- Manikapur Location in Lumbini Province Manikapur Manikapur (Nepal)
- Coordinates: 28°06′N 81°40′E﻿ / ﻿28.100°N 81.667°E
- Country: Nepal
- Zone: Bheri Zone
- District: Banke District

Population (1991)
- • Total: 5,810
- • Density: 6,842/km^{2} (17,720/sq mi)
- Time zone: UTC+5:45 (Nepal Time)

= Manikapur =

Manikapur is a town in Banke District in the Bheri Zone of south-western Nepal. At the time of the 1991 Nepal census it had a population of 5,810 and had 1138 houses in the town. Now, it is a part of Nepalgunj sub-metropolitan city.

==Government==
The purpose of a village development committee (VDC) like Manikapur is to organise village people structurally at a local level and creating a partnership between the community and the public sector for improved service delivery system.
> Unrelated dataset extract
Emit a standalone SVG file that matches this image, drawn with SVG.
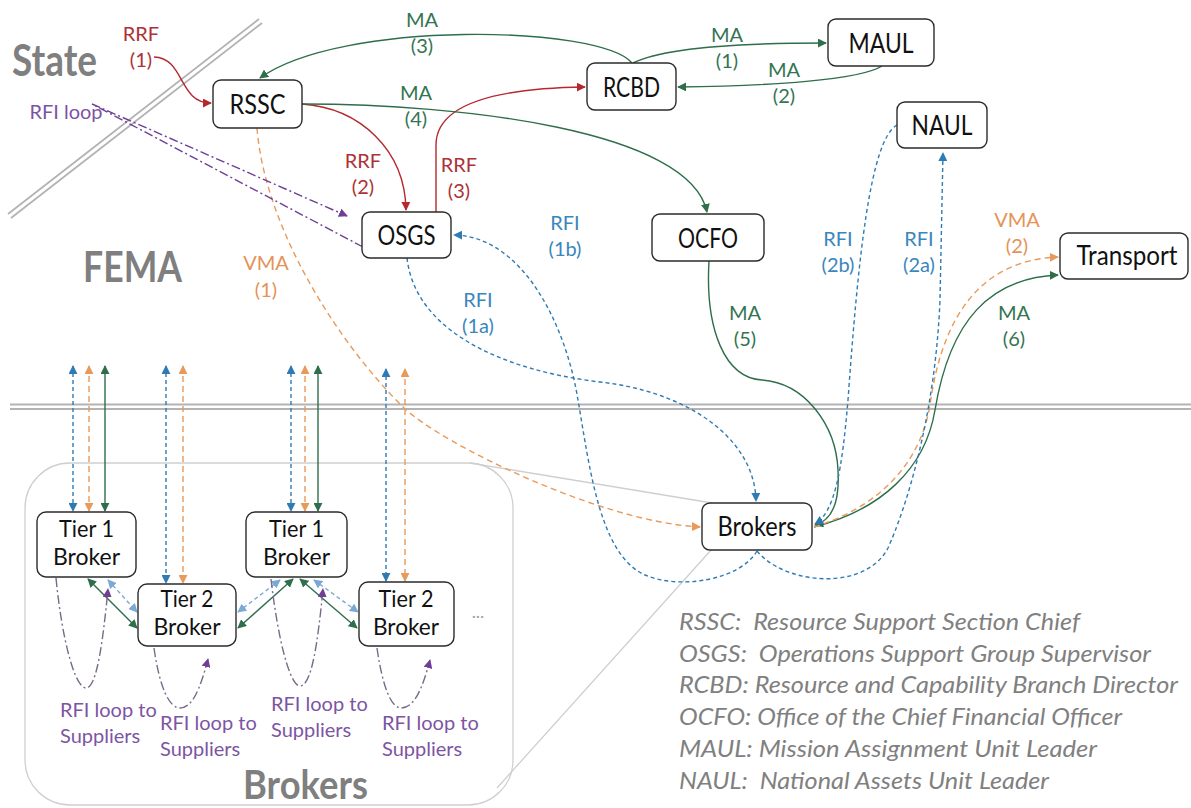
<svg xmlns="http://www.w3.org/2000/svg" width="1191" height="808" viewBox="0 0 1191 808">
<style>
.node rect{fill:#fff;stroke:#2b2b2b;stroke-width:1.4}
text{font-family:Lato,'Liberation Sans',sans-serif}
.nl{font-size:27px;fill:#111;text-anchor:middle}
.tl{font-size:23px;fill:#111;text-anchor:middle}
.lb{font-size:20px;text-anchor:middle}
.pl{font-size:20px;fill:#7d54a3}
.red{fill:#ad3236}.grn{fill:#347452}.blu{fill:#3a86bd}.org{fill:#e49358}.pur{fill:#7d54a3}
.big{font-weight:bold;fill:#7f7f7f}
.leg{font-style:italic;font-size:23.5px;fill:#808080}
.c{fill:none;stroke-width:1.4}
.cr{stroke:#b5282e}.cg{stroke:#2e6e4a}
.cb{stroke:#2e7bb4;stroke-dasharray:4 3}
.co{stroke:#e89a5a;stroke-dasharray:6 4}
.cp{stroke:#7a6a8a;stroke-dasharray:9 3 2 3}
.cpp{stroke:#6f3f96;stroke-dasharray:9 3 2 3}
.cl{stroke:#7aa9d6;stroke-dasharray:4 3}
.sep{stroke:#b3b3b3;stroke-width:1.8;fill:none}
.frame{fill:none;stroke:#cfcfcf;stroke-width:1.3}
</style>
<defs>
<marker id="ar" viewBox="0 0 10 10" refX="9" refY="5" markerWidth="9" markerHeight="9" markerUnits="userSpaceOnUse" orient="auto-start-reverse"><path d="M0,0 L10,5 L0,10 z" fill="#b5282e"/></marker>
<marker id="ag" viewBox="0 0 10 10" refX="9" refY="5" markerWidth="9" markerHeight="9" markerUnits="userSpaceOnUse" orient="auto-start-reverse"><path d="M0,0 L10,5 L0,10 z" fill="#2e6e4a"/></marker>
<marker id="ab" viewBox="0 0 10 10" refX="9" refY="5" markerWidth="9" markerHeight="9" markerUnits="userSpaceOnUse" orient="auto-start-reverse"><path d="M0,0 L10,5 L0,10 z" fill="#2e7bb4"/></marker>
<marker id="ao" viewBox="0 0 10 10" refX="9" refY="5" markerWidth="9" markerHeight="9" markerUnits="userSpaceOnUse" orient="auto-start-reverse"><path d="M0,0 L10,5 L0,10 z" fill="#e89a5a"/></marker>
<marker id="ap" viewBox="0 0 10 10" refX="9" refY="5" markerWidth="9" markerHeight="9" markerUnits="userSpaceOnUse" orient="auto-start-reverse"><path d="M0,0 L10,5 L0,10 z" fill="#6f3f96"/></marker>
<marker id="al" viewBox="0 0 10 10" refX="9" refY="5" markerWidth="9" markerHeight="9" markerUnits="userSpaceOnUse" orient="auto-start-reverse"><path d="M0,0 L10,5 L0,10 z" fill="#7aa9d6"/></marker>
</defs>
<rect width="1191" height="808" fill="#fff"/>

<g id="separators">
<path class="sep" d="M8,214 L259,19 M11,218 L262,23"/>
<path class="sep" d="M10,404.5 H1191 M10,409 H1191"/>
<rect class="frame" x="25" y="463" width="488" height="342" rx="45"/>
<path class="frame" d="M470,463 L712,503 M497,788 L712,549"/>
</g>

<g id="region-labels">
<text class="big" x="12" y="76" font-size="44" textLength="85" lengthAdjust="spacingAndGlyphs">State</text>
<text class="big" x="83" y="282" font-size="42" textLength="99" lengthAdjust="spacingAndGlyphs">FEMA</text>
<text class="big" x="243" y="799" font-size="40" textLength="125" lengthAdjust="spacingAndGlyphs">Brokers</text>
</g>

<g id="connectors">
<path class="c cr" d="M154,57 C185,58 178,103 211,103" marker-end="url(#ar)"/>
<path class="c cr" d="M302,104 C360,108 405,150 406,210" marker-end="url(#ar)"/>
<path class="c cr" d="M436,212 L436,145 C436,100 510,88 585,87" marker-end="url(#ar)"/>
<path class="c cg" d="M632,63 C600,25 340,20 260,78" marker-end="url(#ag)"/>
<path class="c cg" d="M633,63 C665,47 740,43 826,43" marker-end="url(#ag)"/>
<path class="c cg" d="M882,66 C860,80 770,86 678,87" marker-end="url(#ag)"/>
<path class="c cg" d="M302,104 C460,104 690,130 707,212" marker-end="url(#ag)"/>
<path class="c cg" d="M709,261 C705,330 725,378 762,380 C805,383 836,425 838,470 C840,505 830,521 815,525" marker-end="url(#ag)"/>
<path class="c cg" d="M814,527 C880,510 925,470 935,410 C950,320 990,278 1058,275" marker-end="url(#ag)"/>
<path class="c co" d="M257,128 C265,230 340,345 403,407 C440,443 600,522 700,527" marker-end="url(#ao)"/>
<path class="c co" d="M814,527 C878,507 920,465 930,405 C943,310 985,260 1058,257" marker-end="url(#ao)"/>
<path class="c cb" d="M407,258 C415,330 500,370 600,382 C690,392 755,440 756,501" marker-end="url(#ab)"/>
<path class="c cb" d="M757,551 C740,580 680,590 645,575 C600,555 590,470 578,400 C565,320 520,236 454,235" marker-end="url(#ab)"/>
<path class="c cb" d="M757,551 C785,585 865,592 888,548 C905,510 935,420 940,300 L943,153" marker-end="url(#ab)"/>
<path class="c cb" d="M897,125 C870,140 858,260 848,400 C842,470 835,512 815,524" marker-end="url(#ab)"/>
<path class="c cpp" d="M363,247 L92,104 L347,216" marker-end="url(#ap)"/>

<path class="c cb" d="M73,366 V511" marker-start="url(#ab)" marker-end="url(#ab)"/>
<path class="c co" d="M89,366 V511" marker-start="url(#ao)" marker-end="url(#ao)"/>
<path class="c cg" d="M105,366 V511" marker-start="url(#ag)" marker-end="url(#ag)"/>
<path class="c cb" d="M166,366 V583" marker-start="url(#ab)" marker-end="url(#ab)"/>
<path class="c co" d="M183,366 V583" marker-start="url(#ao)" marker-end="url(#ao)"/>
<path class="c cb" d="M291,366 V511" marker-start="url(#ab)" marker-end="url(#ab)"/>
<path class="c co" d="M305,366 V511" marker-start="url(#ao)" marker-end="url(#ao)"/>
<path class="c cg" d="M318,366 V511" marker-start="url(#ag)" marker-end="url(#ag)"/>
<path class="c cb" d="M386,369 V581" marker-start="url(#ab)" marker-end="url(#ab)"/>
<path class="c co" d="M405,369 V581" marker-start="url(#ao)" marker-end="url(#ao)"/>

<path class="c cg" d="M88,579 L137,628" marker-start="url(#ag)" marker-end="url(#ag)"/>
<path class="c cl" d="M108,580 L137,612" marker-start="url(#al)" marker-end="url(#al)"/>
<path class="c cg" d="M293,579 L238,628" marker-start="url(#ag)" marker-end="url(#ag)"/>
<path class="c cl" d="M280,580 L238,612" marker-start="url(#al)" marker-end="url(#al)"/>
<path class="c cg" d="M300,579 L357,628" marker-start="url(#ag)" marker-end="url(#ag)"/>
<path class="c cl" d="M314,580 L358,612" marker-start="url(#al)" marker-end="url(#al)"/>

<path class="c cp" d="M56,578 C62,640 75,688 86,688 C97,688 103,640 108,589" marker-end="url(#ap)"/>
<path class="c cp" d="M154,648 C160,690 170,708 180,708 C192,708 200,690 208,659" marker-end="url(#ap)"/>
<path class="c cp" d="M271,579 C278,640 290,686 300,686 C312,686 318,640 323,589" marker-end="url(#ap)"/>
<path class="c cp" d="M377,648 C383,690 392,708 401,708 C414,708 422,690 430,660" marker-end="url(#ap)"/>
</g>

<g id="edge-labels">
<text class="lb red" x="141" y="41">RRF</text><text class="lb red" x="141" y="67">(1)</text>
<text class="lb grn" x="422" y="27">MA</text><text class="lb grn" x="422" y="53">(3)</text>
<text class="lb grn" x="727" y="42">MA</text><text class="lb grn" x="727" y="68">(1)</text>
<text class="lb grn" x="784" y="77">MA</text><text class="lb grn" x="784" y="103">(2)</text>
<text class="lb grn" x="416" y="100">MA</text><text class="lb grn" x="416" y="126">(4)</text>
<text class="lb red" x="363" y="168">RRF</text><text class="lb red" x="363" y="194">(2)</text>
<text class="lb red" x="459" y="172">RRF</text><text class="lb red" x="459" y="198">(3)</text>
<text class="lb pur" x="66" y="119">RFI loop</text>
<text class="lb org" x="266" y="270">VMA</text><text class="lb org" x="266" y="297">(1)</text>
<text class="lb blu" x="565" y="230">RFI</text><text class="lb blu" x="565" y="256">(1b)</text>
<text class="lb blu" x="478" y="307">RFI</text><text class="lb blu" x="478" y="333">(1a)</text>
<text class="lb blu" x="838" y="246">RFI</text><text class="lb blu" x="838" y="272">(2b)</text>
<text class="lb blu" x="919" y="246">RFI</text><text class="lb blu" x="919" y="272">(2a)</text>
<text class="lb org" x="1017" y="227">VMA</text><text class="lb org" x="1017" y="253">(2)</text>
<text class="lb grn" x="745" y="320">MA</text><text class="lb grn" x="745" y="346">(5)</text>
<text class="lb grn" x="1014" y="320">MA</text><text class="lb grn" x="1014" y="346">(6)</text>
<text class="pl" x="60" y="717">RFI loop to</text><text class="pl" x="60" y="743">Suppliers</text>
<text class="pl" x="160" y="730">RFI loop to</text><text class="pl" x="160" y="756">Suppliers</text>
<text class="pl" x="271" y="711">RFI loop to</text><text class="pl" x="271" y="737">Suppliers</text>
<text class="pl" x="382" y="730">RFI loop to</text><text class="pl" x="382" y="756">Suppliers</text>
<text x="478" y="618" font-size="18" fill="#a0a0a0" text-anchor="middle">...</text>
</g>

<g id="node-rssc" class="node"><rect x="213" y="80" width="89" height="48" rx="8"/><text class="nl" x="257.5" y="114" textLength="56" lengthAdjust="spacingAndGlyphs">RSSC</text></g>
<g id="node-rcbd" class="node"><rect x="587" y="63" width="89" height="47" rx="8"/><text class="nl" x="631.5" y="96.5" textLength="57" lengthAdjust="spacingAndGlyphs">RCBD</text></g>
<g id="node-maul" class="node"><rect x="828" y="19" width="106" height="47" rx="8"/><text class="nl" x="881" y="52.5" textLength="65" lengthAdjust="spacingAndGlyphs">MAUL</text></g>
<g id="node-naul" class="node"><rect x="897" y="102" width="90" height="46" rx="8"/><text class="nl" x="942" y="135" textLength="61" lengthAdjust="spacingAndGlyphs">NAUL</text></g>
<g id="node-osgs" class="node"><rect x="362" y="212" width="89" height="46" rx="8"/><text class="nl" x="406.5" y="245" textLength="58" lengthAdjust="spacingAndGlyphs">OSGS</text></g>
<g id="node-ocfo" class="node"><rect x="652" y="214" width="112" height="47" rx="8"/><text class="nl" x="708" y="247.5" textLength="60" lengthAdjust="spacingAndGlyphs">OCFO</text></g>
<g id="node-transport" class="node"><rect x="1060" y="233" width="128" height="46" rx="8"/><text class="nl" x="1127" y="265" textLength="101" lengthAdjust="spacingAndGlyphs">Transport</text></g>
<g id="node-brokers" class="node"><rect x="702" y="503" width="110" height="47" rx="8"/><text class="nl" x="757" y="535.5" textLength="79" lengthAdjust="spacingAndGlyphs">Brokers</text></g>
<g id="node-tier1-a" class="node"><rect x="37" y="512" width="99" height="65" rx="9"/><text class="tl" x="86.5" y="537" textLength="55" lengthAdjust="spacingAndGlyphs">Tier 1</text><text class="tl" x="86.5" y="565" textLength="67" lengthAdjust="spacingAndGlyphs">Broker</text></g>
<g id="node-tier2-a" class="node"><rect x="138" y="584" width="98" height="62" rx="9"/><text class="tl" x="187" y="607" textLength="53" lengthAdjust="spacingAndGlyphs">Tier 2</text><text class="tl" x="187" y="635" textLength="67" lengthAdjust="spacingAndGlyphs">Broker</text></g>
<g id="node-tier1-b" class="node"><rect x="246" y="512" width="101" height="65" rx="9"/><text class="tl" x="296.5" y="537" textLength="55" lengthAdjust="spacingAndGlyphs">Tier 1</text><text class="tl" x="296.5" y="565" textLength="67" lengthAdjust="spacingAndGlyphs">Broker</text></g>
<g id="node-tier2-b" class="node"><rect x="359" y="582" width="95" height="64" rx="9"/><text class="tl" x="406" y="607" textLength="55" lengthAdjust="spacingAndGlyphs">Tier 2</text><text class="tl" x="406" y="635" textLength="66" lengthAdjust="spacingAndGlyphs">Broker</text></g>

<g id="legend">
<text class="leg" x="679" y="630" xml:space="preserve" textLength="401" lengthAdjust="spacingAndGlyphs">RSSC:  Resource Support Section Chief</text>
<text class="leg" x="679" y="662" xml:space="preserve" textLength="472" lengthAdjust="spacingAndGlyphs">OSGS:  Operations Support Group Supervisor</text>
<text class="leg" x="679" y="693" textLength="499" lengthAdjust="spacingAndGlyphs">RCBD: Resource and Capability Branch Director</text>
<text class="leg" x="679" y="725" textLength="443" lengthAdjust="spacingAndGlyphs">OCFO: Office of the Chief Financial Officer</text>
<text class="leg" x="679" y="757" textLength="418" lengthAdjust="spacingAndGlyphs">MAUL: Mission Assignment Unit Leader</text>
<text class="leg" x="679" y="789" xml:space="preserve" textLength="370" lengthAdjust="spacingAndGlyphs">NAUL:  National Assets Unit Leader</text>
</g>
</svg>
A VDC has a status as an autonomous institution and authority for interacting with the more centralised institutions of governance in Nepal. In doing so, the VDC gives village people an element of control and responsibility in development, and also ensures proper utilization and distribution of state funds and a greater interaction between government officials, NGOs and agencies. The village development committees within a given area will discuss education, water supply, basic health, sanitation and income and will also monitor and record progress which is displayed in census data.

In VDCs there is one elected chief, usually elected with over an 80% majority. From each ward, there is also a chief that is elected along with these there are also four members elected or nominated.